* [GOAL]:
Search the data below for the word "seaborn" and copy each line that holds it.

* [INFORMATION SHOWN]:
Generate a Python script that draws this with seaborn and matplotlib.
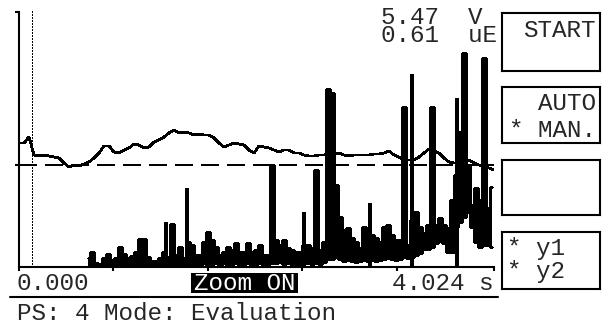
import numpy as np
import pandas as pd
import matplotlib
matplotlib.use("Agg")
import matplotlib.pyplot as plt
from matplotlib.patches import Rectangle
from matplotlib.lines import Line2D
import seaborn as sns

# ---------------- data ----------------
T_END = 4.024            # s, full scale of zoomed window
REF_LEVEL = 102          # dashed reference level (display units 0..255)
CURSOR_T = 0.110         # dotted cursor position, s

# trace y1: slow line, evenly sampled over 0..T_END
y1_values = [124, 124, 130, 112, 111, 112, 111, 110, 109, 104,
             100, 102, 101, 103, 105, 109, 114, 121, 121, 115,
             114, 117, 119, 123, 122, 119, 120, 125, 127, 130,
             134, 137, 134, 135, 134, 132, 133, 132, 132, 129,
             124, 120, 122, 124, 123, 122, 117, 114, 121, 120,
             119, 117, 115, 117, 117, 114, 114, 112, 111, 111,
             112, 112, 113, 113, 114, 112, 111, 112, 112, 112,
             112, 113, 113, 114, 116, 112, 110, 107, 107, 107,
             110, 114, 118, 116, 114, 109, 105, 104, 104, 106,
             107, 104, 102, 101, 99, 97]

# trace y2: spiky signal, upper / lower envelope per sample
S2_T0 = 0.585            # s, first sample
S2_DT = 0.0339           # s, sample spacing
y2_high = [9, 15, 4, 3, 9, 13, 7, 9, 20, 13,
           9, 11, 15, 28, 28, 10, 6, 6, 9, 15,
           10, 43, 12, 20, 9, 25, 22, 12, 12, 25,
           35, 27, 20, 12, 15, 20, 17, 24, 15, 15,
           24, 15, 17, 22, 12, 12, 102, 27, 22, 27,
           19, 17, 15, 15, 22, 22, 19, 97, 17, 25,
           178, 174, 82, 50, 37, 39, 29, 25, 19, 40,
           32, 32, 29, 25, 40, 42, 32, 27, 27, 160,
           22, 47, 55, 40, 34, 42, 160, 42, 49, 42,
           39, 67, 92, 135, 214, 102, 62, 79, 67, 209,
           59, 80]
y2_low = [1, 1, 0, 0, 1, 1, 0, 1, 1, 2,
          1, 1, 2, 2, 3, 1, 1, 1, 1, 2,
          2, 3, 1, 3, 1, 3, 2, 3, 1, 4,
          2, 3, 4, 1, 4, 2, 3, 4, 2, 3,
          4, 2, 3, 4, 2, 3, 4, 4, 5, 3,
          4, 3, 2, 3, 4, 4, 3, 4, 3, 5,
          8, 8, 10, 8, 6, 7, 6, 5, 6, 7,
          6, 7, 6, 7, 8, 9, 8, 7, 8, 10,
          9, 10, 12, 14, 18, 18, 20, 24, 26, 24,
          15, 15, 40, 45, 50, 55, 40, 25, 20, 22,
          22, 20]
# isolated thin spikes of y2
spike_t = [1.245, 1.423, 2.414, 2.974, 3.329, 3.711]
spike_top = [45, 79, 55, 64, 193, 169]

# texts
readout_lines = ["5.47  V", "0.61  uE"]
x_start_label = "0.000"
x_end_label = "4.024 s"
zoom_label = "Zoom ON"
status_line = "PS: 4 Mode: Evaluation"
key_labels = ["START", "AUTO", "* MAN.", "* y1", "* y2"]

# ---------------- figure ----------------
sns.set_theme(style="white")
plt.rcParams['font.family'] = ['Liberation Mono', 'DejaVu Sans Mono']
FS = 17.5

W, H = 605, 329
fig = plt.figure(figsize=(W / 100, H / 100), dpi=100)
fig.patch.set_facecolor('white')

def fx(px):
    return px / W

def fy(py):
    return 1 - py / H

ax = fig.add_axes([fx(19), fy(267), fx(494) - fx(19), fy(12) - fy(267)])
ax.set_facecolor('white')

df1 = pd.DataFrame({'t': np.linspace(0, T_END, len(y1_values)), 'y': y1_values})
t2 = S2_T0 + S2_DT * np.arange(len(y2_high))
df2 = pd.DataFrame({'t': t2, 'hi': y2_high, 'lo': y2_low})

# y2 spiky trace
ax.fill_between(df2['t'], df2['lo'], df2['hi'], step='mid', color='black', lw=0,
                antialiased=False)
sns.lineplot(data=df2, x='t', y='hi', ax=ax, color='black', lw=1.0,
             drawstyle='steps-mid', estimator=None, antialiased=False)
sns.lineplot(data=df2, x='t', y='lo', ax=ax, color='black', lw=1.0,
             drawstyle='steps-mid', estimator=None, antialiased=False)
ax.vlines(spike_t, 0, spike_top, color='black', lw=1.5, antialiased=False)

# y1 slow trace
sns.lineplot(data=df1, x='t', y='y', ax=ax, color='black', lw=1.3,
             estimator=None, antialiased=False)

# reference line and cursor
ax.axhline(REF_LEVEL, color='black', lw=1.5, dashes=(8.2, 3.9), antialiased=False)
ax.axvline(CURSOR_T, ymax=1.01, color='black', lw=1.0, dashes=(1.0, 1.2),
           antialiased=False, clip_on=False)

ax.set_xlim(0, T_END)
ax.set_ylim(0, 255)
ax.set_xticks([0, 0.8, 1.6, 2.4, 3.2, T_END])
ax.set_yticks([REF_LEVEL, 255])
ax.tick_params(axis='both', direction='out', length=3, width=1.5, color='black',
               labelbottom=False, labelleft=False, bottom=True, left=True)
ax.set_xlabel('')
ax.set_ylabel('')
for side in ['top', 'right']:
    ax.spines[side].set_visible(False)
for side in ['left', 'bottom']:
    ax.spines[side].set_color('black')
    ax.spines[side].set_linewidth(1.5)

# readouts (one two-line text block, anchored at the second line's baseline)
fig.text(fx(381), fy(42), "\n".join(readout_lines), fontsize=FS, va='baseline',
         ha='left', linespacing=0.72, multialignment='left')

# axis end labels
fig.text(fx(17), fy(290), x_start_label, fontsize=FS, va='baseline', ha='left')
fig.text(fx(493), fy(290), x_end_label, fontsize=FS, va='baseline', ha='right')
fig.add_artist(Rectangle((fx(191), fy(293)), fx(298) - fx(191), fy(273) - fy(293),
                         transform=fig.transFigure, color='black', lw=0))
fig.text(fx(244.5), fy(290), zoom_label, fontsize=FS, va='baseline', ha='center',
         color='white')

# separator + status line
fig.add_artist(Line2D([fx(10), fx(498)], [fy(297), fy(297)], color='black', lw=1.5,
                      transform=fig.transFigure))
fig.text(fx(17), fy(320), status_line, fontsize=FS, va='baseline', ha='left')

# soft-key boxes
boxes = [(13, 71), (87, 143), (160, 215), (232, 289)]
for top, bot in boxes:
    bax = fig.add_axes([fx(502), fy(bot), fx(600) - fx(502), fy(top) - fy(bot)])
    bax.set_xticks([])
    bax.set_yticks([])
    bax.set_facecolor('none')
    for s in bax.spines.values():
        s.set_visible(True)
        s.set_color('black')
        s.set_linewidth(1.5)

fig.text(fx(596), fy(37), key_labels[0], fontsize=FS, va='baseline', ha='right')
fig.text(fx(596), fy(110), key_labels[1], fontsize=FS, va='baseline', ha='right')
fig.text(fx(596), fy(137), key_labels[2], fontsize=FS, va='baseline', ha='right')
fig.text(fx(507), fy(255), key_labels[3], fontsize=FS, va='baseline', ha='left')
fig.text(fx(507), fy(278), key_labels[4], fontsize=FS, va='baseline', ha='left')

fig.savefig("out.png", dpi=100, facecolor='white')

* [TASK RESULT]:
Generate a Python script that draws this with seaborn and matplotlib.
import seaborn as sns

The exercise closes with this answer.